Market analysts say this change could have a significant impact on investor behavior. High tax rates have long been cited as one of the key reasons Japanese crypto traders move activity offshore. A lower, unified tax structure could bring liquidity back into domestic markets and encourage institutional participation.
Japan’s approach signals a clear policy choice: rather than discouraging crypto activity, the country is attempting to retain and integrate it within its regulated financial system.
Sri Lanka Builds Its Crypto Framework From the Ground Up
Sri Lanka is taking a different path entirely, focusing first on regulation before taxation.
The country’s Securities and Exchange Commission, alongside its Digital Economy Ministry, has begun working with policymakers and industry participants to design a formal virtual asset framework. This marks the first coordinated attempt to regulate a sector that has largely operated outside the formal financial system.
| Source: X Account |
Instead of rushing to impose taxes or restrictions, regulators are prioritizing visibility and structure. The goal is to bring crypto activity onshore and establish a legal foundation for future rules.
Authorities are studying regulatory models from countries such as Singapore, Hong Kong, New Zealand, and Malaysia, with a focus on anti-money laundering standards, KYC requirements, and investor protection frameworks.
This approach reflects a cautious but structured entry into the crypto sector, aiming to avoid disruption while gradually formalizing activity.
Three Countries, Three Completely Different Strategies
The divergence between Italy, Japan, and Sri Lanka highlights how fragmented global crypto regulation has become.
Country approaches can be summarized as follows:
Italy: Increasing taxation and tightening compliance
Japan: Reducing tax burden and integrating crypto into traditional finance
Sri Lanka: Building foundational regulatory structure before imposing taxes
Each strategy reflects different economic priorities and risk assessments.
Italy appears focused on revenue generation and regulatory control. Japan is aiming to retain innovation and prevent capital flight. Sri Lanka is prioritizing system design and regulatory clarity before financial enforcement.
Why the Global Divide Matters for Crypto Investors
For investors and crypto businesses operating across borders, these differences create both challenges and opportunities.
Tax policy alone can significantly impact trading behavior, capital flows, and exchange usage. High-tax jurisdictions tend to see reduced retail trading activity, while lower-tax or simplified regimes attract liquidity and institutional interest.

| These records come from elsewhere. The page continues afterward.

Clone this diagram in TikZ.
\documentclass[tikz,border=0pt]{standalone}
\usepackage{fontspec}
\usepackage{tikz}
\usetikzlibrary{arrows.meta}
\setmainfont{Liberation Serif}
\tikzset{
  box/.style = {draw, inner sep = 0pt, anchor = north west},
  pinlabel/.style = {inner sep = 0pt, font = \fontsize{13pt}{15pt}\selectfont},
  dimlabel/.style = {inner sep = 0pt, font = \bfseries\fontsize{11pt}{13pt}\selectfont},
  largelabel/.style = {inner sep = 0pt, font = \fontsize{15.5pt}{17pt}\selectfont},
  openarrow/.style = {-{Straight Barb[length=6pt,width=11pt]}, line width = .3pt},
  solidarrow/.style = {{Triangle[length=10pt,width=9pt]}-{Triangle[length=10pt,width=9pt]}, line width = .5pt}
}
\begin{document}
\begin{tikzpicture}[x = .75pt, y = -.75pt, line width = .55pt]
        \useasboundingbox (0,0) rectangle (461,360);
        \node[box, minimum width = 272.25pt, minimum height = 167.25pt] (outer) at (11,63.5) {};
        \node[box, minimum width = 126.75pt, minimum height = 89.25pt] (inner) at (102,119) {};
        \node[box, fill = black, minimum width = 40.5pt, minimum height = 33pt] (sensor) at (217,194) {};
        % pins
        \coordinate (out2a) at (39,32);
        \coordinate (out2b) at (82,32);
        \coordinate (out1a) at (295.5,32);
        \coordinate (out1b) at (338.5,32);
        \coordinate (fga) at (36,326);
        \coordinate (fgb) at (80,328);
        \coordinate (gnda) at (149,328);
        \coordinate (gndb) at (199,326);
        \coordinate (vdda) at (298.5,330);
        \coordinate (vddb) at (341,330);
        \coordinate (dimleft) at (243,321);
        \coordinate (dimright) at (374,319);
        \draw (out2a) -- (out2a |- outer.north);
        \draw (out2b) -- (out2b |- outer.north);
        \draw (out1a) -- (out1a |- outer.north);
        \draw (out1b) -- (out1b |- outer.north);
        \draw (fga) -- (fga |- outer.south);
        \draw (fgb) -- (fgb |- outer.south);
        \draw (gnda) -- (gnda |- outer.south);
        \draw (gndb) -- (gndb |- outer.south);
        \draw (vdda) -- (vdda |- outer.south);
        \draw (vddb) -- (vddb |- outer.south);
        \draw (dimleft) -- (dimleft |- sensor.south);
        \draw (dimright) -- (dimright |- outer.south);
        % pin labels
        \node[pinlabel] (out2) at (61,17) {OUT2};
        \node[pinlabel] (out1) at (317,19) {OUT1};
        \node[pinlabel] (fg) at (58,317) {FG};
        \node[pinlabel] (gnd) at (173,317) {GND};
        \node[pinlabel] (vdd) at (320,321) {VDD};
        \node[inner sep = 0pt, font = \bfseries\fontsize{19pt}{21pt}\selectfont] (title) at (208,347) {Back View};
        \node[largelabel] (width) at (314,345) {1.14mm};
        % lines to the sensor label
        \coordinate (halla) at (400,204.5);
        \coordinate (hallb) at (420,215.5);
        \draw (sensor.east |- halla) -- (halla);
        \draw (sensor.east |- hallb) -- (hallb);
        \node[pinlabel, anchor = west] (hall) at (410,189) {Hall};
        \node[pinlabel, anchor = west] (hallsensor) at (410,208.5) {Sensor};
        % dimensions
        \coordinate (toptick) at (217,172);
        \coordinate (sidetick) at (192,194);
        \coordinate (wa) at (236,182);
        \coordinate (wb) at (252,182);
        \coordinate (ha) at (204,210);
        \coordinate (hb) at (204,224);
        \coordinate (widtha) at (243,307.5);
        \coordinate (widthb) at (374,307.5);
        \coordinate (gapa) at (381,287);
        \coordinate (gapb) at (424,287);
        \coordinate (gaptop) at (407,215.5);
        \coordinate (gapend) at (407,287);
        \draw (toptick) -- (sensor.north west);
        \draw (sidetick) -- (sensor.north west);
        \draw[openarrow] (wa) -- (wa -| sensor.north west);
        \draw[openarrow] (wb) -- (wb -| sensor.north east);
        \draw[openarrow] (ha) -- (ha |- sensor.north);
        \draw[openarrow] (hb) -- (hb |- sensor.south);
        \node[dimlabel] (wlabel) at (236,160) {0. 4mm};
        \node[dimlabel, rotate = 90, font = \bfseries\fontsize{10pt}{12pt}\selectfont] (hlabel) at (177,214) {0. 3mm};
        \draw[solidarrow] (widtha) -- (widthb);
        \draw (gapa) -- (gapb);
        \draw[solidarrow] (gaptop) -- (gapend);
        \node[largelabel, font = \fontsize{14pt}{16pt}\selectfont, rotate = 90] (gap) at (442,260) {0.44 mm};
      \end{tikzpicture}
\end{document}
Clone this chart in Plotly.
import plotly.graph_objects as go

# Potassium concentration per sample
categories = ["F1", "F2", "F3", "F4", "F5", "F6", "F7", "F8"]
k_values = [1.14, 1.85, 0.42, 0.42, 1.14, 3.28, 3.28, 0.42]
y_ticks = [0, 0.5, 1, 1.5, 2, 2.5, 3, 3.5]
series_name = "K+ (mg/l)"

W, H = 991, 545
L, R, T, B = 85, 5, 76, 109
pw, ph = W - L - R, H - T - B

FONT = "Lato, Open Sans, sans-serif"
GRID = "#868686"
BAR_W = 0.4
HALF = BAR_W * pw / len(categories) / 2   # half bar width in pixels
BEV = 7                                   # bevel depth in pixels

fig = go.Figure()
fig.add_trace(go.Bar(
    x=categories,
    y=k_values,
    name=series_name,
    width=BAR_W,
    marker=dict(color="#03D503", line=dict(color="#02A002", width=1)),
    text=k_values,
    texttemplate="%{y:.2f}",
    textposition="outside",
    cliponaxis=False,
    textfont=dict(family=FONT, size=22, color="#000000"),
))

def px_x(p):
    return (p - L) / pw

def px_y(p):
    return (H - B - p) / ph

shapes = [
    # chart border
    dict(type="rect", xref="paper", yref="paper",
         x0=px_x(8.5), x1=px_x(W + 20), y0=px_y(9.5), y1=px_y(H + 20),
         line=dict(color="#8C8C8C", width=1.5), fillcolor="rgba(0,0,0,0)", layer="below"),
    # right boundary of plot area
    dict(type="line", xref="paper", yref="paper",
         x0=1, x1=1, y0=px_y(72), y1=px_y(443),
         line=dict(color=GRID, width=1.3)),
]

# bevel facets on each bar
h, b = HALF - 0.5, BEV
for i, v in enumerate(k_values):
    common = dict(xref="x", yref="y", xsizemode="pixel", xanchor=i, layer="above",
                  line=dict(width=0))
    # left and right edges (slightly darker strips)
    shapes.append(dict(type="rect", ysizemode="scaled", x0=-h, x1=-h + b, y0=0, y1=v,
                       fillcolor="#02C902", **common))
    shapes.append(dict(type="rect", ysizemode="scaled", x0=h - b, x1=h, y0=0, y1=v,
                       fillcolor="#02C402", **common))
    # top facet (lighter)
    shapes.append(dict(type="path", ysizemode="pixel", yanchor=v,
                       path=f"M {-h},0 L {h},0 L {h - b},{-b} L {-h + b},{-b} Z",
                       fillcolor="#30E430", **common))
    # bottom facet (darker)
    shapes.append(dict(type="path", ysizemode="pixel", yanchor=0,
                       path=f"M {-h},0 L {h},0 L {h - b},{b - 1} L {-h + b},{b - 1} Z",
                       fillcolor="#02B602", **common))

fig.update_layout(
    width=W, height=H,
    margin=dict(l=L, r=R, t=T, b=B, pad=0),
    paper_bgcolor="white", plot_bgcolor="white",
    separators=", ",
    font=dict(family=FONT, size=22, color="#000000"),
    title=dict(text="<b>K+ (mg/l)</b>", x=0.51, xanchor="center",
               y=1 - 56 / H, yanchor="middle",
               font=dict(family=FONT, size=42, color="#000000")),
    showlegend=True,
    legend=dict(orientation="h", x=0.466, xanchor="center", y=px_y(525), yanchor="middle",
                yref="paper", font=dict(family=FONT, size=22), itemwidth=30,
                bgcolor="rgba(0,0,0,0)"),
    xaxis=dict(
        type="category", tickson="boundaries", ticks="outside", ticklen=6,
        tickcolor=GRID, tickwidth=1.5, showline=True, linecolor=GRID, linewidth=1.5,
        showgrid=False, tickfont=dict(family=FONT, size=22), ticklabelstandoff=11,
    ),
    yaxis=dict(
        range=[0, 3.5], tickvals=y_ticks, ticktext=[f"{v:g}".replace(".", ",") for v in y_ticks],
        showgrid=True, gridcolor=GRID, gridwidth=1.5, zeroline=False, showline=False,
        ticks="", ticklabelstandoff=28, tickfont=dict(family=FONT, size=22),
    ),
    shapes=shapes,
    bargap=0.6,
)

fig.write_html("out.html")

At the same time, inconsistent global regulation complicates compliance for exchanges and decentralized platforms operating in multiple regions.
Analysts warn that this fragmentation is likely to increase before it decreases. As more governments move from observation to active regulation, each will continue to design policies based on domestic priorities rather than global coordination.
No Unified Global Crypto Framework in Sight
Despite years of discussion around international coordination, there is still no unified global framework for cryptocurrency taxation or regulation.
Instead, the current trend is divergence.
Countries are making independent decisions based on fiscal needs, capital market strategies, and regulatory philosophies. Some are treating crypto as a taxable asset class, others as a financial instrument, and some are still defining how it fits into their economies at all.
This lack of alignment is shaping the next phase of the crypto industry.
Conclusion
The contrasting approaches of Italy, Japan, and Sri Lanka highlight a growing reality: crypto regulation is no longer moving in a single global direction.
Italy is tightening taxation, Japan is easing its framework, and Sri Lanka is building its system from the ground up. Together, these policies illustrate a fragmented but rapidly evolving regulatory landscape.
For investors and industry participants, understanding these differences is becoming essential. As governments continue to refine their approaches, the gap between restrictive and supportive crypto environments is likely to widen further before any convergence occurs.